What needs to be done:
Restate the listing that follows word for word, without its pictures.
-- START Given material --
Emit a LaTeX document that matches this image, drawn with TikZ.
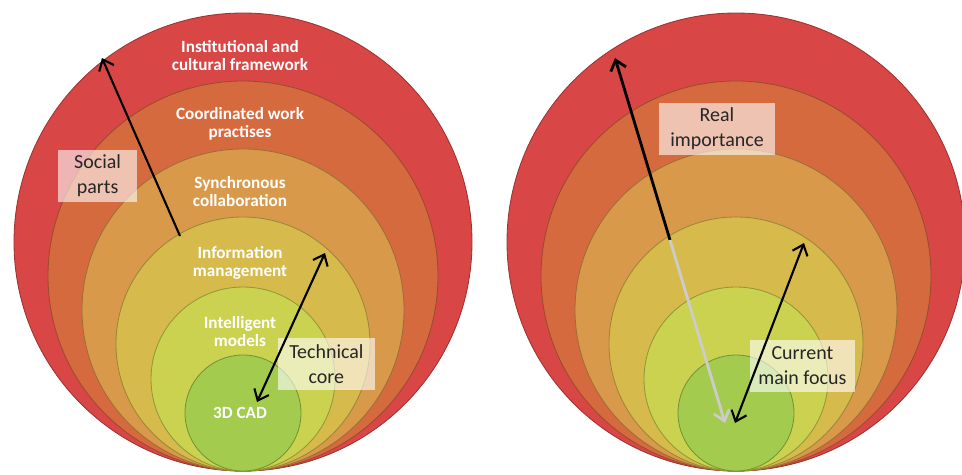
\documentclass[tikz,border=0pt]{standalone}
\usepackage{fontspec}
\setmainfont{Carlito}
\usetikzlibrary{arrows.meta}
\definecolor{ringA}{HTML}{D94646}
\definecolor{ringB}{HTML}{D56A3F}
\definecolor{ringC}{HTML}{D9994A}
\definecolor{ringD}{HTML}{D7BA4C}
\definecolor{ringE}{HTML}{CBD24F}
\definecolor{ringF}{HTML}{A3CB4E}
\begin{document}
\begin{tikzpicture}[
    layerring/.style={draw=#1!72!black, line width=0.6pt, fill=#1},
    layer/.style={text=white, font=\bfseries\fontsize{12.2}{12.8}\selectfont, align=center},
    labelbox/.style={fill=white, fill opacity=0.6, text opacity=1, text=black!85,
        font=\fontsize{14.2}{17.8}\selectfont, align=center, inner sep=0pt, minimum height=1.3cm},
    arr/.style={line width=1.5pt, -{Straight Barb[length=2.4mm,width=4mm]}},
    dbl/.style={line width=1.5pt, {Straight Barb[length=2.4mm,width=4mm]}-{Straight Barb[length=2.4mm,width=4mm]}}
]
    \useasboundingbox (0,0) rectangle (24.05,11.85);

    % left: layers
    \draw[layerring=ringA] (6.075,5.8) circle (5.725);
    \draw[layerring=ringB] (6.075,4.95) circle (4.875);
    \draw[layerring=ringC] (6.075,4.1) circle (4.025);
    \draw[layerring=ringD] (6.075,3.25) circle (3.175);
    \draw[layerring=ringE] (6.075,2.375) circle (2.3);
    \draw[layerring=ringF] (6.075,1.525) circle (1.45);

    \node[layer] (inst) at (6.0,10.45) {Institutional and\\cultural framework};
    \node[layer] (coord) at (6.0,8.75) {Coordinated work\\practises};
    \node[layer] (sync) at (6.0,7.05) {Synchronous\\collaboration};
    \node[layer] (info) at (6.0,5.275) {Information\\management};
    \node[layer] (intel) at (6.0,3.55) {Intelligent\\models};
    \node[layer] (cad) at (6.0,1.525) {3D CAD};

    \node[labelbox, minimum width=1.975cm] (social) at (2.44,7.45) {Social\\parts};
    \node[labelbox, minimum width=2.425cm] (core) at (8.16,2.75) {Technical\\core};

    \coordinate (socialfrom) at (4.5,5.95);
    \coordinate (socialto) at (2.55,10.4);
    \coordinate (corein) at (6.425,1.8);
    \coordinate (coreout) at (8.125,5.525);
    \draw[arr] (socialfrom) -- (socialto);
    \draw[dbl] (corein) -- (coreout);

    % right: layers
    \draw[layerring=ringA] (18.4,5.8) circle (5.725);
    \draw[layerring=ringB] (18.4,4.95) circle (4.875);
    \draw[layerring=ringC] (18.4,4.1) circle (4.025);
    \draw[layerring=ringD] (18.4,3.25) circle (3.175);
    \draw[layerring=ringE] (18.4,2.375) circle (2.3);
    \draw[layerring=ringF] (18.4,1.525) circle (1.45);

    \node[labelbox, minimum width=2.9cm] (real) at (17.925,8.625) {Real\\importance};
    \node[labelbox, minimum width=2.625cm] (focus) at (20.06,2.7) {Current\\main focus};

    \coordinate (realtop) at (15.375,10.4);
    \coordinate (realmid) at (16.75,5.85);
    \coordinate (realbot) at (18.125,1.275);
    \coordinate (focusin) at (18.375,1.275);
    \coordinate (focusout) at (20.1,5.775);
    \draw[arr, line width=2pt] (realmid) -- (realtop);
    \draw[arr, line width=2pt, black!20] (realmid) -- (realbot);
    \draw[dbl] (focusin) -- (focusout);
\end{tikzpicture}
\end{document}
-- END Given material --
Reply to the task:
Emit a LaTeX document that matches this image, drawn with TikZ.
\documentclass[tikz,border=0pt]{standalone}
\usepackage{fontspec}
\setmainfont{Carlito}
\usetikzlibrary{arrows.meta}
\definecolor{ringA}{HTML}{D94646}
\definecolor{ringB}{HTML}{D56A3F}
\definecolor{ringC}{HTML}{D9994A}
\definecolor{ringD}{HTML}{D7BA4C}
\definecolor{ringE}{HTML}{CBD24F}
\definecolor{ringF}{HTML}{A3CB4E}
\begin{document}
\begin{tikzpicture}[
    layerring/.style={draw=#1!72!black, line width=0.6pt, fill=#1},
    layer/.style={text=white, font=\bfseries\fontsize{12.2}{12.8}\selectfont, align=center},
    labelbox/.style={fill=white, fill opacity=0.6, text opacity=1, text=black!85,
        font=\fontsize{14.2}{17.8}\selectfont, align=center, inner sep=0pt, minimum height=1.3cm},
    arr/.style={line width=1.5pt, -{Straight Barb[length=2.4mm,width=4mm]}},
    dbl/.style={line width=1.5pt, {Straight Barb[length=2.4mm,width=4mm]}-{Straight Barb[length=2.4mm,width=4mm]}}
]
    \useasboundingbox (0,0) rectangle (24.05,11.85);

    % left: layers
    \draw[layerring=ringA] (6.075,5.8) circle (5.725);
    \draw[layerring=ringB] (6.075,4.95) circle (4.875);
    \draw[layerring=ringC] (6.075,4.1) circle (4.025);
    \draw[layerring=ringD] (6.075,3.25) circle (3.175);
    \draw[layerring=ringE] (6.075,2.375) circle (2.3);
    \draw[layerring=ringF] (6.075,1.525) circle (1.45);

    \node[layer] (inst) at (6.0,10.45) {Institutional and\\cultural framework};
    \node[layer] (coord) at (6.0,8.75) {Coordinated work\\practises};
    \node[layer] (sync) at (6.0,7.05) {Synchronous\\collaboration};
    \node[layer] (info) at (6.0,5.275) {Information\\management};
    \node[layer] (intel) at (6.0,3.55) {Intelligent\\models};
    \node[layer] (cad) at (6.0,1.525) {3D CAD};

    \node[labelbox, minimum width=1.975cm] (social) at (2.44,7.45) {Social\\parts};
    \node[labelbox, minimum width=2.425cm] (core) at (8.16,2.75) {Technical\\core};

    \coordinate (socialfrom) at (4.5,5.95);
    \coordinate (socialto) at (2.55,10.4);
    \coordinate (corein) at (6.425,1.8);
    \coordinate (coreout) at (8.125,5.525);
    \draw[arr] (socialfrom) -- (socialto);
    \draw[dbl] (corein) -- (coreout);

    % right: layers
    \draw[layerring=ringA] (18.4,5.8) circle (5.725);
    \draw[layerring=ringB] (18.4,4.95) circle (4.875);
    \draw[layerring=ringC] (18.4,4.1) circle (4.025);
    \draw[layerring=ringD] (18.4,3.25) circle (3.175);
    \draw[layerring=ringE] (18.4,2.375) circle (2.3);
    \draw[layerring=ringF] (18.4,1.525) circle (1.45);

    \node[labelbox, minimum width=2.9cm] (real) at (17.925,8.625) {Real\\importance};
    \node[labelbox, minimum width=2.625cm] (focus) at (20.06,2.7) {Current\\main focus};

    \coordinate (realtop) at (15.375,10.4);
    \coordinate (realmid) at (16.75,5.85);
    \coordinate (realbot) at (18.125,1.275);
    \coordinate (focusin) at (18.375,1.275);
    \coordinate (focusout) at (20.1,5.775);
    \draw[arr, line width=2pt] (realmid) -- (realtop);
    \draw[arr, line width=2pt, black!20] (realmid) -- (realbot);
    \draw[dbl] (focusin) -- (focusout);
\end{tikzpicture}
\end{document}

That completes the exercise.